Inference of standard CNNs on FPGAs often incurs high latency and a long initiation interval due to the deep nested loops required to densely convolve every input pixel regardless of its feature value, especially when the image size is large. However, in some image data, input features can be spatially sparse, and semantic information may occupy only a small fraction of the input pixels. In this case most computation would be wasted on empty regions. In this work, we introduce SparsePixels, a framework for efficient convolution for spatially sparse image data on FPGAs, targeting fast inference applications in constrained environments with latency requirements of microseconds or below.
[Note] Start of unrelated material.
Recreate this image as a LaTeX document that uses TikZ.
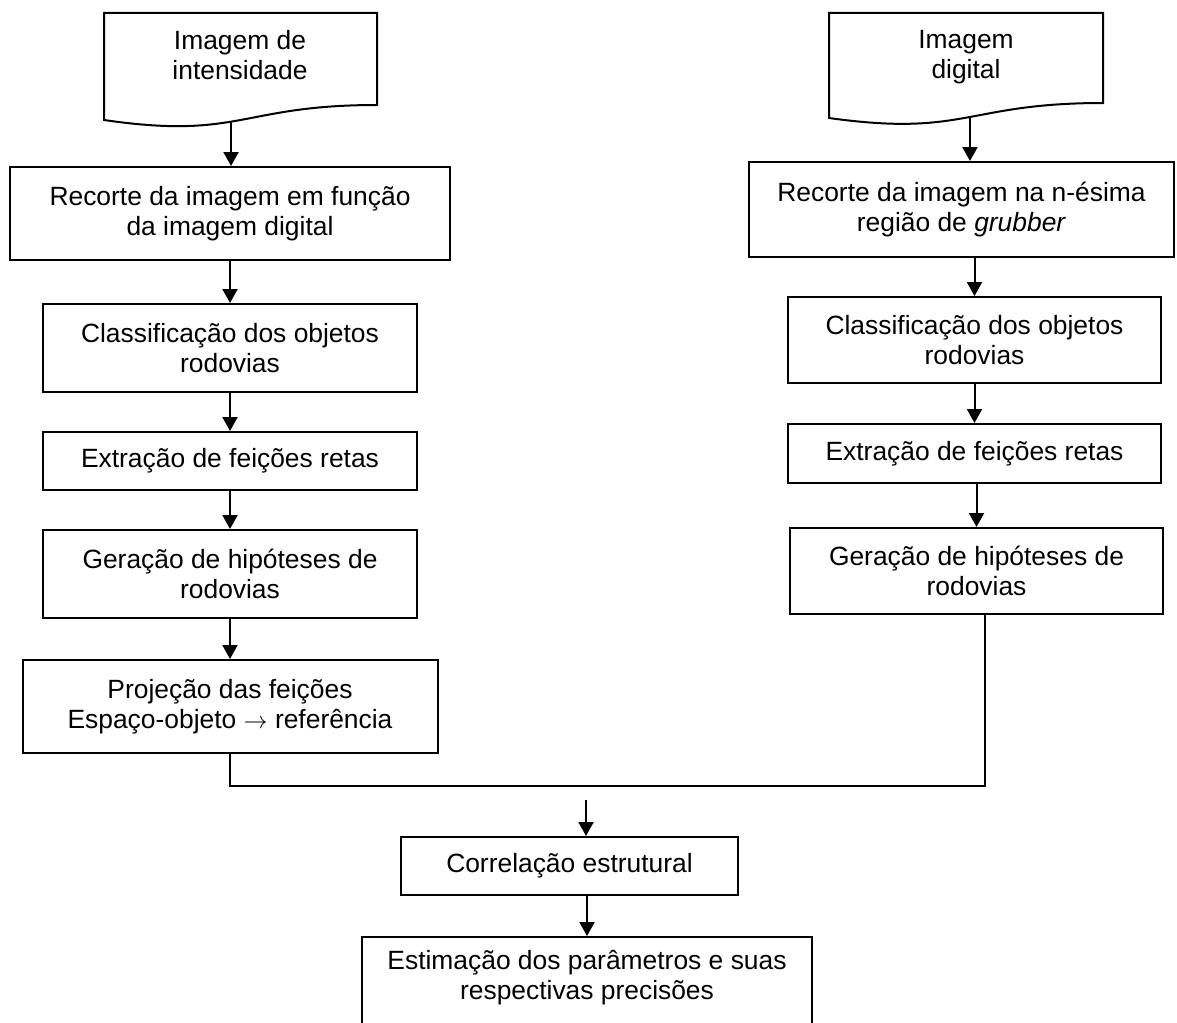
\documentclass[tikz,border=0pt]{standalone}
\usepackage{fontspec}
\setmainfont{Liberation Sans}
\usetikzlibrary{arrows.meta,intersections}
\begin{document}
\begin{tikzpicture}[x=0.5pt,y=-0.5pt,
  txt/.style={align=center,inner sep=0pt,font=\fontsize{13.2pt}{15pt}\selectfont},
  box/.style={txt,draw,line width=1pt,rectangle,line join=miter},
  link/.style={line width=1pt,line join=miter},
  arr/.style={link,-{Triangle[length=7pt,width=7.5pt]}}]
\clip (0,0) rectangle (1177,1022);

% input documents
\draw[link] (104,120) .. controls (240.5,140) and (240.5,105) .. (377,105)
  -- (377,13) -- (104,13) -- cycle;
\path[name path=wave1] (104,120) .. controls (240.5,140) and (240.5,105) .. (377,105);
\node[txt] (L1) at (240,55) {Imagem de\\intensidade};

\draw[link] (829,118) .. controls (966,137.2) and (966,103) .. (1103,103)
  -- (1103,13) -- (829,13) -- cycle;
\path[name path=wave2] (829,118) .. controls (966,137.2) and (966,103) .. (1103,103);
\node[txt] (R1) at (966,57) {Imagem\\digital};

% left column
\node[box,minimum width=220pt,minimum height=46.5pt] (L2) at (230,213.5)
  {Recorte da imagem em função\\da imagem digital};
\node[box,minimum width=187pt,minimum height=44pt] (L3) at (230,348)
  {Classificação dos objetos\\rodovias};
\node[box,minimum width=187pt,minimum height=29pt] (L4) at (230,461)
  {Extração de feições retas};
\node[box,minimum width=187pt,minimum height=44pt] (L5) at (230,574)
  {Geração de hipóteses de\\rodovias};
\node[box,minimum width=207.5pt,minimum height=46.5pt] (L6) at (230,706.5)
  {Projeção das feições\\Espaço-objeto $\rightarrow$ referência};

% right column
\node[box,minimum width=212.5pt,minimum height=47.5pt] (R2) at (961.5,209.5)
  {Recorte da imagem na n-ésima\\região de \textit{grubber}};
\node[box,minimum width=186.5pt,minimum height=43pt] (R3) at (974.5,340)
  {Classificação dos objetos\\rodovias};
\node[box,minimum width=186.5pt,minimum height=29.5pt] (R4) at (974.5,453.5)
  {Extração de feições retas};
\node[box,minimum width=186.5pt,minimum height=43pt] (R5) at (976.5,571)
  {Geração de hipóteses de\\rodovias};

% joint steps
\node[box,minimum width=168.5pt,minimum height=29pt] (C) at (569.5,866)
  {Correlação estrutural};
\node[draw,line width=1pt,rectangle,minimum width=225pt,minimum height=61.5pt,inner sep=0pt] (E) at (587,998.5) {};
\node[txt] (Elbl) at (587,977.5) {Estimação dos parâmetros e suas\\respectivas precisões};

% connectors
\path[name path=drop1] (231,0) -- (231,160);
\path[name intersections={of=wave1 and drop1,by=L1b}];
\path[name path=drop2] (970,0) -- (970,160);
\path[name intersections={of=wave2 and drop2,by=R1b}];

\draw[arr] (L1b) -- (L1b |- L2.north);
\draw[arr] (L2.south) -- (L3.north);
\draw[arr] (L3.south) -- (L4.north);
\draw[arr] (L4.south) -- (L5.north);
\draw[arr] (L5.south) -- (L6.north);

\draw[arr] (R1b) -- (R1b |- R2.north);
\draw[arr] (R2.south -| R3.north) -- (R3.north);
\draw[arr] (R3.south) -- (R4.north);
\draw[arr] (R4.south -| R5.north) -- (R5.north);

\coordinate (jl) at (230,786);
\coordinate (jr) at (985,786);
\draw[link] (L6.south) -- (jl) -- (jr) -- (jr |- R5.south);
\coordinate (js) at (586,800);
\draw[arr] (js) -- (js |- C.north);
\draw[arr] (C.south -| E.north) -- (E.north);
\end{tikzpicture}
\end{document}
Our approach implements a special class of CNNs that selectively retain and compute on a small subset of pixels that are active while ignoring the rest. We show that, for example, in a neutrino physics dataset for identifying neutrino interactions in LArTPC images that have around 4k input pixels but are naturally very sparse, a standard CNN with a compact size of 4k parameters incurs an inference latency of 48.665
μs on an FPGA, whereas a sparse CNN of the same base architecture computing on less than 1% of the input pixels results in a
×73 inference speedup to 0.665
μs, with resource utilization well within on-chip budgets, trading only a small percent-level performance loss. At least one-order-of magnitude speedups with comparable performance are also demonstrated in similar datasets with sparse image patterns. This work aims to benefit future algorithm developments for fast and efficient data readout in modern experiments such as the trigger and data acquisition systems at the CERN Large Hadron Collider. For easy adoption, we have developed a library to support building sparse CNNs with quantization-aware training, as well as an HLS implementation for FPGA deployment.